If I console.log visited nodes, I get a ton of spare nodes that I don't want.
I just what the nodes necessary to get for start to end node (does not need to be the shortest), But I don't want all the other paths/nodes the algo took before it found the right path
function dfs(start, visited = new Set()) {
console.log(start)
visited.add(start);
const destinations = adjacencyList.get(start);
for (const destination of destinations) {
if (destination === 'BKK') {
console.log(`DFS found Bangkok`)
return;
}
if (!visited.has(destination)) {
dfs(destination, visited);
}
}
}
dfs('PHX')
The idea here is to track if the node destination you visited leads to correct path or not. Hence, you should return after exhausting a particular node whether end node can be visited through this node or not.

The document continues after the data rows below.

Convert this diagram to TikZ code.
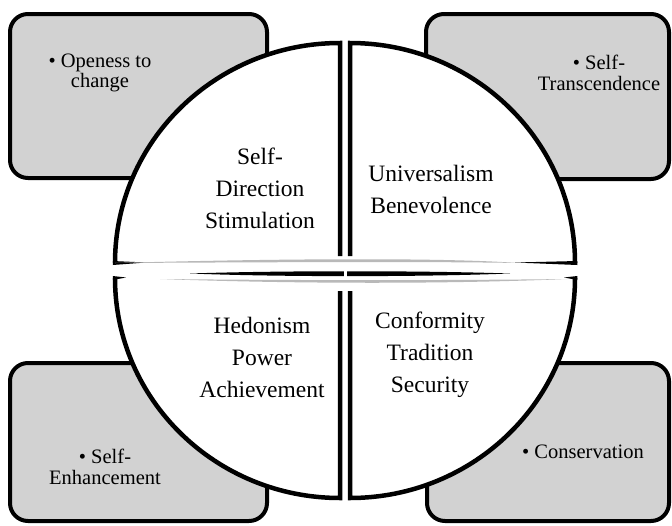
\documentclass[tikz,border=0pt]{standalone}
\usepackage{fontspec}
\setmainfont{Liberation Serif}

\tikzset{
  tag/.style={draw=black, line width=4pt, fill=gray!35, rounded corners=18pt},
  rim/.style={draw=black, line width=4.5pt, line cap=butt},
  value/.style={align=center, font=\fontsize{23.5}{32}\selectfont},
  group/.style={align=center, font=\fontsize{20.5}{20.5}\selectfont},
}

\begin{document}
\begin{tikzpicture}[x=1pt,y=-1pt]
\useasboundingbox (0,0) rectangle (672,525);

% grey value groups behind the circle
\draw[tag] (10,14) rectangle (267,178);
\draw[tag] (426,14) rectangle (669,179);
\draw[tag] (10,363) rectangle (267,521);
\draw[tag] (427,363) rectangle (669,521);

\node[group] (open) at (100,73) {\textbullet\ Openess to\\change};
\node[group] (trans) at (599,73) {\textbullet\ Self-\\Transcendence};
\node[group] (enh) at (105,467) {\textbullet\ Self-\\Enhancement};
\node[group] (cons) at (583,452) {\textbullet\ Conservation};

% four quarter wedges
\fill[white] (340,263) -- (115,263) arc[start angle=180, end angle=270, x radius=225, y radius=220] -- cycle;
\fill[white] (350,263) -- (350,43) arc[start angle=270, end angle=360, x radius=225, y radius=220] -- cycle;
\fill[white] (340,278) -- (115,278) arc[start angle=180, end angle=90, x radius=225, y radius=220] -- cycle;
\fill[white] (350,278) -- (350,498) arc[start angle=90, end angle=0, x radius=225, y radius=220] -- cycle;

\draw[rim] (115,263) arc[start angle=180, end angle=270, x radius=225, y radius=220] -- (340,256);
\draw[rim] (350,256) -- (350,43) arc[start angle=270, end angle=360, x radius=225, y radius=220];
\draw[rim] (115,278) arc[start angle=180, end angle=90, x radius=225, y radius=220] -- (340,291);
\draw[rim] (350,291) -- (350,498) arc[start angle=90, end angle=0, x radius=225, y radius=220];

% shiny seam between the halves
\fill (112.75,261) -- (146,262.5) -- (112.75,265) -- cycle;
\fill (577.25,261) -- (515,262.5) -- (577.25,265) -- cycle;
\fill[gray!55] (115,263) .. controls (300,258) and (450,258) .. (518,263)
  .. controls (440,261.5) and (300,262) .. (115,263) -- cycle;
\fill (190,273.5) .. controls (280,270.5) and (420,270.5) .. (510,273.5)
  .. controls (420,277) and (280,277) .. (190,273.5) -- cycle;
\fill[white] (343.5,268) rectangle (346.5,279);
\fill[gray!55] (160,279) .. controls (300,284) and (450,284) .. (567,279)
  .. controls (450,280.5) and (300,280.5) .. (160,279) -- cycle;
\fill (112.75,276) -- (126,277.5) -- (112.75,280) -- cycle;
\fill (577.25,276) -- (564,277.5) -- (577.25,280) -- cycle;

% values inside the wedges
\node[value] (sd) at (260,188) {Self-\\Direction\\Stimulation};
\node[value] (ub) at (431,189) {Universalism\\Benevolence};
\node[value] (hpa) at (262,357) {Hedonism\\Power\\Achievement};
\node[value] (cts) at (430,355) {Conformity\\Tradition\\Security};
\end{tikzpicture}
\end{document}
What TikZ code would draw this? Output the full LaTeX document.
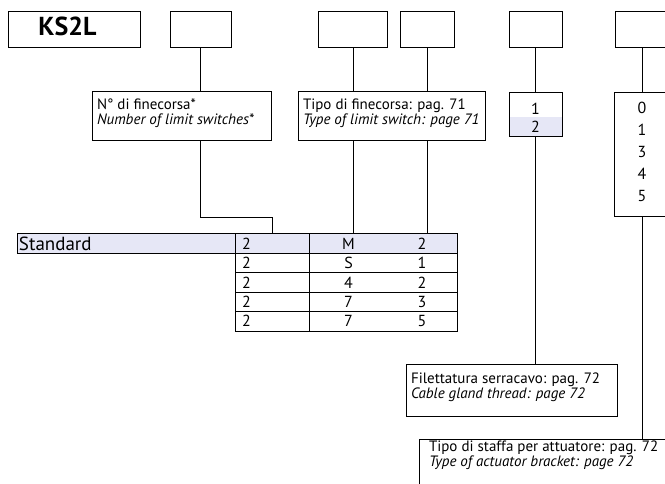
\documentclass[tikz,border=0pt]{standalone}
\usepackage{fontspec}
\setmainfont{PT Sans}
\usetikzlibrary{calc}
\definecolor{hilite}{RGB}{230,231,246}

\begin{document}
\begin{tikzpicture}
[x=1pt,y=-1pt,line width=1pt,
 codebox/.style={draw,rectangle,minimum height=36,inner sep=0pt},
 descbox/.style={draw,rectangle,inner sep=0pt},
 desctext/.style={anchor=north west,align=left,inner xsep=5pt,inner ysep=0pt,font=\fontsize{15}{14.5}\selectfont},
 cell/.style={draw,rectangle,minimum height=19.4,inner sep=0pt,font=\fontsize{16}{16}\selectfont},
 celltext/.style={inner sep=0pt,font=\fontsize{16}{16}\selectfont}]

% the page
\useasboundingbox (0,0) rectangle (665,484);
\clip (0,0) rectangle (665,484);

% the code boxes
\node[codebox,minimum width=132] (ks) at (74,30) {};
\node[font=\fontsize{26}{26}\selectfont\bfseries] (kstext) at (67.5,26) {KS2L};
\node[codebox,minimum width=61] (b1) at (200.5,30) {};
\node[codebox,minimum width=69] (b2) at (353,30) {};
\node[codebox,minimum width=54] (b3) at (427,30) {};
\node[codebox,minimum width=53] (b4) at (535.5,30) {};
\node[codebox,minimum width=54] (b5) at (642,30) {};

% the descriptions
\node[descbox,minimum width=179,minimum height=49] (nfc) at (181.5,116.5) {};
\node[desctext,yshift=-7pt] at (nfc.north west) {N° di finecorsa*\\\textit{Number of limit switches*}};
\node[descbox,minimum width=187,minimum height=49] (tipo) at (391.5,116.5) {};
\node[desctext,yshift=-7pt] at (tipo.north west) {Tipo di finecorsa: pag. 71\\\textit{Type of limit switch: page 71}};
\node[descbox,minimum width=211,minimum height=52] (fil) at (511.5,390) {};
\node[desctext,yshift=-9pt] at (fil.north west) {Filettatura serracavo: pag. 72\\\textit{Cable gland thread: page 72}};
\node[descbox,minimum width=253,minimum height=56] (staffa) at (545.5,467) {};
\node[desctext,yshift=-2pt,inner xsep=10pt] at (staffa.north west) {Tipo di staffa per attuatore: pag. 72\\\textit{Type of actuator bracket: page 72}};

% the options
\node[celltext,fill=hilite,minimum width=53,minimum height=20] (r2) at (535.5,127) {2};
\node[descbox,minimum width=53,minimum height=44] (sel1) at (535.5,115) {};
\node[celltext] (r1) at (535.5,108.5) {1};
\node[descbox,minimum width=56,minimum height=124] (sel2) at (642,155) {};
\node[celltext,align=center,anchor=north,yshift=-9pt,font=\fontsize{16}{22}\selectfont] at (sel2.north) {0\\1\\3\\4\\5};

% the table
\node[cell,fill=hilite,minimum width=218,text width=214,inner xsep=2pt,align=left,font=\fontsize{19}{19}\selectfont] (std) at (126,243.7) {Standard};
\foreach \a/\b/\c/\f [count=\i] in {2/M/2/hilite,2/S/1/white,2/4/2/white,2/7/3/white,2/7/5/white}{
  \pgfmathsetmacro\y{224.3+19.4*\i}
  \node[cell,fill=\f,minimum width=74,text width=60,inner xsep=7pt,align=left] (c\i1) at (272,\y) {\a};
  \node[cell,fill=\f,minimum width=148] (c\i2) at (383,\y) {};
  \node[celltext] at (348.5,\y) {\b};
  \node[celltext] at (422,\y) {\c};
}

% the connectors
\draw (b1) -- (b1 |- nfc.north);
\draw (b1 |- nfc.south) -- ++(0,76) -| (c11.north);
\draw (b2) -- (b2 |- tipo.north);
\draw (b2 |- tipo.south) -- (b2 |- c12.north);
\draw (b3) -- (b3 |- tipo.north);
\draw (b3 |- tipo.south) -- (b3 |- c12.north);
\draw (b4) -- (sel1);
\draw (sel1) -- (b4 |- fil.north);
\draw (b5) -- (sel2);
\draw (sel2) -- (b5 |- staffa.north);
\end{tikzpicture}
\end{document}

function dfs(start, visited = new Set()) {
visited.add(start);
const destinations = adjacencyList.get(start);
var result = false;
for (const destination of destinations) {
if (destination === 'BKK') {
console.log(`DFS found Bangkok`);
console.log(destination);
return true;
}
if (!visited.has(destination)) {
result |= dfs(destination, visited); // you can visit end from this node
}
}
if(result) {
console.log(start);
}
return result;
}
dfs('PHX')
Notice that this will print nodes from start -> finish in reverse order i.e. from finish to start.
To have path from start ..->..finish, you can store in some array(instead of console.log) and reverse that after dfs is complete.